Who this tutorial is for
This tutorial is for you if you want to leverage Apache Arrow for accessing and
manipulating data on databases. See
vignette("DBI", package = "DBI")
and
vignette("DBI-advanced", package = "DBI")
for tutorials on
accessing data using R’s data frames instead of Arrow’s structures.
Rationale
Apache Arrow is
a cross-language development platform for in-memory analytics,
suitable for large and huge data, with support for out-of-memory operation. Arrow is also a data exchange format, the data types covered by Arrow align well with the data types supported by SQL databases.
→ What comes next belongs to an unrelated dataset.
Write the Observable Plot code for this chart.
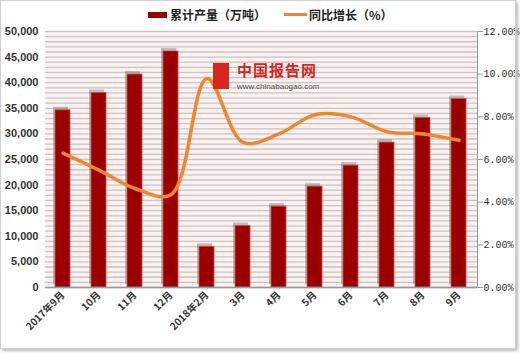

DBI 1.2.0 introduced support for Arrow as a format for exchanging data between R and databases. The aim is to:
- accelerate data retrieval and loading, by using fewer costly data conversions;
- better support reading and summarizing data from a database that is larger than memory;
- provide better type fidelity with workflows centered around Arrow.
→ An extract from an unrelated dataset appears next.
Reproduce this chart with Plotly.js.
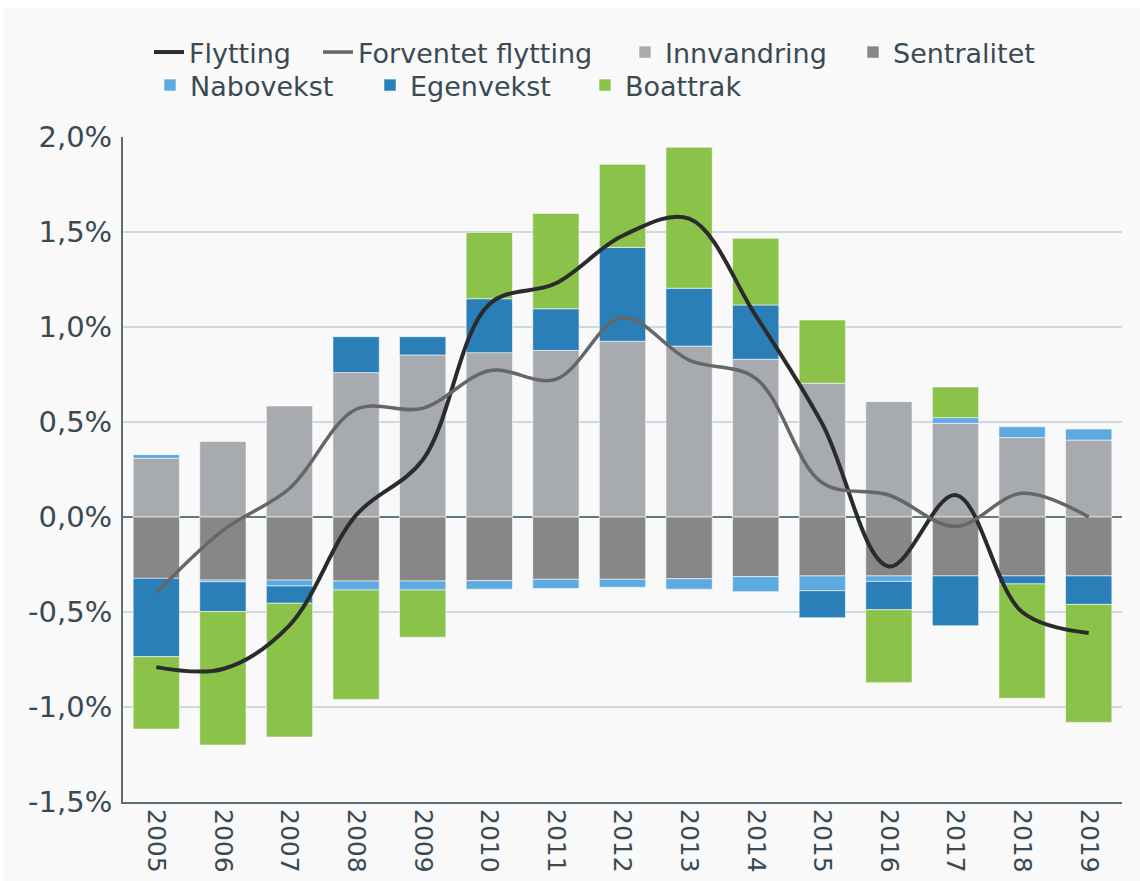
<!DOCTYPE html>
<html>
<head>
<meta charset="utf-8">
<script src="https://cdn.plot.ly/plotly-3.0.1.min.js"></script>
<style>
  html, body { margin: 0; padding: 0; background: #ffffff; width: 1140px; height: 881px; overflow: hidden; }
  #chart { position: absolute; left: 4px; top: 8px; width: 1136px; height: 873px; }
</style>
</head>
<body>
<div id="chart"></div>
<script>
const years = ['2005','2006','2007','2008','2009','2010','2011','2012','2013','2014','2015','2016','2017','2018','2019'];

const flytting           = [-0.79, -0.80, -0.57, 0.01, 0.30, 1.12, 1.23, 1.48, 1.57, 1.06, 0.49, -0.26, 0.116, -0.50, -0.61];
const forventetFlytting  = [-0.40, -0.07, 0.15, 0.567, 0.572, 0.77, 0.725, 1.05, 0.826, 0.73, 0.18, 0.116, -0.05, 0.125, 0.0];

const innvandring = [0.309, 0.397, 0.584, 0.76, 0.853, 0.865, 0.877, 0.925, 0.90, 0.83, 0.704, 0.607, 0.493, 0.418, 0.405];
const sentralitet = [-0.323, -0.332, -0.332, -0.337, -0.337, -0.335, -0.328, -0.328, -0.325, -0.314, -0.31, -0.31, -0.31, -0.31, -0.31];
const nabovekst   = [0.019, -0.009, -0.031, -0.047, -0.047, -0.045, -0.048, -0.042, -0.055, -0.079, -0.078, -0.029, 0.03, 0.057, 0.058];
const egenvekst   = [-0.412, -0.157, -0.091, 0.189, 0.096, 0.284, 0.219, 0.494, 0.304, 0.286, -0.142, -0.149, -0.262, -0.042, -0.15];
const boattrak    = [-0.381, -0.702, -0.704, -0.576, -0.249, 0.349, 0.502, 0.437, 0.742, 0.351, 0.333, -0.384, 0.161, -0.602, -0.621];

const yTickVals   = [-1.5, -1.0, -0.5, 0.0, 0.5, 1.0, 1.5, 2.0];
const yTickLabels = ['-1,5%', '-1,0%', '-0,5%', '0,0%', '0,5%', '1,0%', '1,5%', '2,0%'];

const barLine = { color: 'rgba(255,255,255,0.55)', width: 1 };
function bar(name, y, color, leg) {
  return { type: 'bar', name: name, x: years, y: y, legend: leg,
           marker: { color: color, line: barLine }, hoverinfo: 'skip' };
}
function line(name, y, color, width, leg) {
  return { type: 'scatter', mode: 'lines', name: name, x: years, y: y, legend: leg,
           line: { color: color, width: width, shape: 'spline', smoothing: 1 }, hoverinfo: 'skip' };
}

const data = [
  line('Flytting', flytting, '#2b2b2b', 4, 'legend'),
  line('Forventet flytting', forventetFlytting, '#666666', 3.5, 'legend2'),
  bar('Innvandring', innvandring, '#a7abaf', 'legend3'),
  bar('Sentralitet', sentralitet, '#878787', 'legend4'),
  bar('Nabovekst', nabovekst, '#5caae0', 'legend5'),
  bar('Egenvekst', egenvekst, '#2a7fb8', 'legend6'),
  bar('Boattrak', boattrak, '#8bc34a', 'legend7')
];

const textColor = '#3a4a53';
const H = 873;
function leg(xPage, yPageTop) {
  return {
    orientation: 'h', xref: 'container', yref: 'container',
    x: (xPage - 4) / 1136, y: 1 - (yPageTop - 8) / H, xanchor: 'left', yanchor: 'top',
    font: { size: 27, color: textColor, family: 'DejaVu Sans, Arial, sans-serif' },
    bgcolor: 'rgba(0,0,0,0)', borderwidth: 0
  };
}

const layout = {
  width: 1136, height: H,
  margin: { l: 119, r: 18, t: 129, b: 79, pad: 0 },
  paper_bgcolor: '#f9f9f9',
  plot_bgcolor: '#f9f9f9',
  barmode: 'relative',
  bargap: 0.305,
  showlegend: true,
  font: { family: 'DejaVu Sans, Arial, sans-serif', color: textColor },
  legend:  leg(149, 28),
  legend2: leg(318, 28),
  legend3: leg(625, 28),
  legend4: leg(853, 28),
  legend5: leg(150, 61),
  legend6: leg(370, 61),
  legend7: leg(585, 61),
  xaxis: {
    type: 'category',
    showgrid: false,
    showline: true, linecolor: '#5b6d76', linewidth: 2,
    ticks: '', tickangle: 90,
    tickfont: { size: 25, color: textColor },
    range: [-0.5, 14.5]
  },
  yaxis: {
    range: [-1.5, 2.0],
    tickmode: 'array', tickvals: yTickVals, ticktext: yTickLabels,
    showgrid: true, gridcolor: '#cdd9de', gridwidth: 1.5,
    zeroline: true, zerolinecolor: '#5f7a87', zerolinewidth: 2,
    showline: true, linecolor: '#5b6d76', linewidth: 2,
    ticks: '', ticklabelstandoff: 3,
    tickfont: { size: 29, color: textColor }
  }
};

Plotly.newPlot('chart', data, layout, { displayModeBar: false, staticPlot: true });
</script>
</body>
</html>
This allows existing code to be used with Arrow, and it allows new code to be written that is more efficient and more flexible than code that uses R’s data frames.
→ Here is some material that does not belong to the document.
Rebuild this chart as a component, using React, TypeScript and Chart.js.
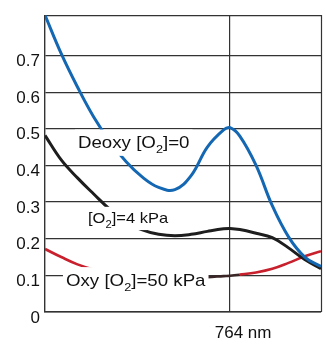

The interface is built around the {nanoarrow} R package, with
nanoarrow::as_nanoarrow_array
and
nanoarrow::as_nanoarrow_array_stream
as fundamental data
structures.
New classes and generics
DBI 1.2.0 introduces new classes and generics for working with Arrow data:
dbReadTableArrow()
dbWriteTableArrow()
dbCreateTableArrow()
dbAppendTableArrow()
dbGetQueryArrow()
dbSendQueryArrow()
dbBindArrow()
dbFetchArrow()
dbFetchArrowChunk()
DBIResultArrow-class
DBIResultArrowDefault-class
Compatibility is important for DBI, and implementing new generics and classes greatly reduces the risk of breaking existing code. The DBI package comes with a fully functional fallback implementation for all existing DBI backends. The fallback is not improving performance, but it allows existing code to be used with Arrow before switching to a backend with native Arrow support. Backends with native support, like the adbi package, implement the new generics and classes for direct support and improved performance.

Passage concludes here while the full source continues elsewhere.